Have I forgotten anything? Oh, yeah. And you gotta have a good cast.
Let's face it. Until the late 1960s, we did not go to see the latest Michael Curtiz or Victor Fleming picture like we go watch the new one from Spielberg or, God forbid, the latest Michael Bay offering. No, we (or our parents and grandparents) went to see the new Gable and Lombard flick at the Bijou or Rialto. If you went to a John Wayne picture -- as millions of Americans did from 1939 until 1976 -- you knew he'd be either a stalwart cowboy or Marine sergeant or even a colonel in the 82nd Airborne. And, by gum, you believed him in those roles, even when he seemed (as he does in The Longest Day) a bit too old for the role.
So, casting is important, and many great movies are great because the casting decisions were inspired and sound.
Yet, as Damien Bona illustrates in Starring John Wayne as Genghis Khan: Hollywood's All-Time Casting Blunders, sometimes inspiration took a left turn at Sunset Boulevard and ended up in the pool with Joe Gillis' corpse. Whoever thought up the idea of casting the Duke as Temujin, the Mongol warlord better known as Genghis Khan (or Susan Hayward as a Tartar woman named Bortai) in 1956's The Conqueror must have been smoking something other than tobacco cigarettes.
The sight and sound of John Wayne dressed up in Mongol warrior garb and spouting lines originally intended for Marlon Brando make one shudder. Suffice it to say that this picture was not a big hit.
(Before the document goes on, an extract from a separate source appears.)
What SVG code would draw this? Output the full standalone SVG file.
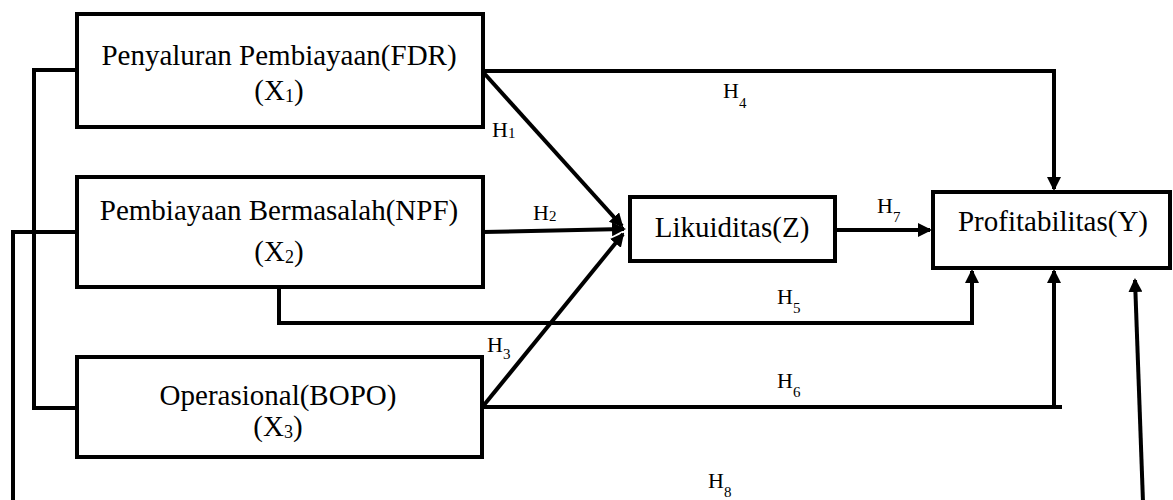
<svg xmlns="http://www.w3.org/2000/svg" width="1173" height="500" viewBox="0 0 1173 500">
<style>
  .box{fill:#fff;stroke:#000;stroke-width:4}
  .ln{fill:none;stroke:#000;stroke-width:4;stroke-linejoin:miter}
  .t{font-family:"Liberation Serif","Times New Roman",serif;font-size:29px;fill:#000;text-anchor:middle}
  .h{font-family:"Liberation Serif","Times New Roman",serif;font-size:22px;fill:#000}
  .s{font-size:15px}
</style>
<defs>
  <marker id="ah" viewBox="0 0 14 14" refX="12" refY="7" markerWidth="14" markerHeight="14" orient="auto" markerUnits="userSpaceOnUse">
    <path d="M0,0 L14,7 L0,14 z" fill="#000"/>
  </marker>
</defs>
<rect width="1173" height="500" fill="#fff"/>
<g id="connectors">
  <path class="ln" d="M77,70 H34 V408 H77"/>
  <path class="ln" d="M77,232 H13 V502"/>
  <path class="ln" d="M1143,502 L1135,280" marker-end="url(#ah)"/>
  <path class="ln" d="M483,72 L622,226" marker-end="url(#ah)"/>
  <path class="ln" d="M483,232 L624,229" marker-end="url(#ah)"/>
  <path class="ln" d="M484,405 L623,234" marker-end="url(#ah)"/>
  <path class="ln" d="M483,71 H1054 V189" marker-end="url(#ah)"/>
  <path class="ln" d="M279,287 V323 H972 V271" marker-end="url(#ah)"/>
  <path class="ln" d="M483,407 H1062"/>
  <path class="ln" d="M1054,409 V271" marker-end="url(#ah)"/>
  <path class="ln" d="M835,230 H930" marker-end="url(#ah)"/>
  <text class="h" x="492" y="137">H<tspan class="s" dy="1">1</tspan></text>
  <text class="h" x="533" y="220">H<tspan class="s" dy="1">2</tspan></text>
  <text class="h" x="487" y="352">H<tspan class="s" dy="7">3</tspan></text>
  <text class="h" x="723" y="98">H<tspan class="s" dy="10">4</tspan></text>
  <text class="h" x="777" y="304">H<tspan class="s" dy="9">5</tspan></text>
  <text class="h" x="777" y="388">H<tspan class="s" dy="9">6</tspan></text>
  <text class="h" x="877" y="213">H<tspan class="s" dy="9">7</tspan></text>
  <text class="h" x="708" y="488">H<tspan class="s" dy="9">8</tspan></text>
</g>
<g id="node-x1">
  <rect class="box" x="77" y="14" width="406" height="113"/>
  <text class="t" x="279" y="65">Penyaluran Pembiayaan(FDR)</text>
  <text class="t" x="279" y="100">(X<tspan font-size="18" dy="2">1</tspan><tspan dy="-2">)</tspan></text>
</g>
<g id="node-x2">
  <rect class="box" x="77" y="177" width="406" height="110"/>
  <text class="t" x="279" y="220">Pembiayaan Bermasalah(NPF)</text>
  <text class="t" x="279" y="261">(X<tspan font-size="18" dy="2">2</tspan><tspan dy="-2">)</tspan></text>
</g>
<g id="node-x3">
  <rect class="box" x="77" y="357" width="405" height="100"/>
  <text class="t" x="278" y="405">Operasional(BOPO)</text>
  <text class="t" x="278" y="436">(X<tspan font-size="18" dy="2">3</tspan><tspan dy="-2">)</tspan></text>
</g>
<g id="node-z">
  <rect class="box" x="630" y="197" width="205" height="64"/>
  <text class="t" x="732" y="237">Likuiditas(Z)</text>
</g>
<g id="node-y">
  <rect class="box" x="933" y="192" width="237" height="76"/>
  <text class="t" x="1053" y="231">Profitabilitas(Y)</text>
</g>
</svg>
Bona aims his acidly-witty verbal darts at such casting blunders as:
Marlon Brando as an Okinawan in Teahouse of the August Moon
June Allyson as a sapphic murderer in They Only Kill Their Masters
Tony Bennett in The Oscar
Robert Redford as a British aristocrat (who, in real life, was also bald) in Out of Africa
Michael Keaton as Batman
My favorite chapter is devoted to Gregory Peck, who was extremely talented but was also miscast in quite a few movies, including Moby Dick and The Boys from Brazil. Boma points out that most of Peck's miscasts did not come from his acting but from his voice and persona. In Days of Glory, a 1944 movie about Russian partisans fighting off German invaders, he speaks in a distinctly American accent.
The one time where he does use a heavy German accent is in The Boys from Brazil, a 1978 flick about Josef Mengele and his plot to create some 90 or so clones of Adolf Hitler to create a Fourth Reich. Not only is the makeup overly done, Bona says, but Peck overacts, much to the detriment of the film.
Bona's style is both informative -- I had never even heard of Tony Bennett acting in a movie --- and irreverent. His chapters are brief (averaging at no more than four pages) and have clever tag lines (the one for John Wayne's The Conqueror is "Mongol Cowboy") that sum up the miscasting's overall effect. Biting yet never overly mean, Bona makes the reader laugh out loud while at the same time wondering what some of those casting directors were indeed, thinking...or smoking.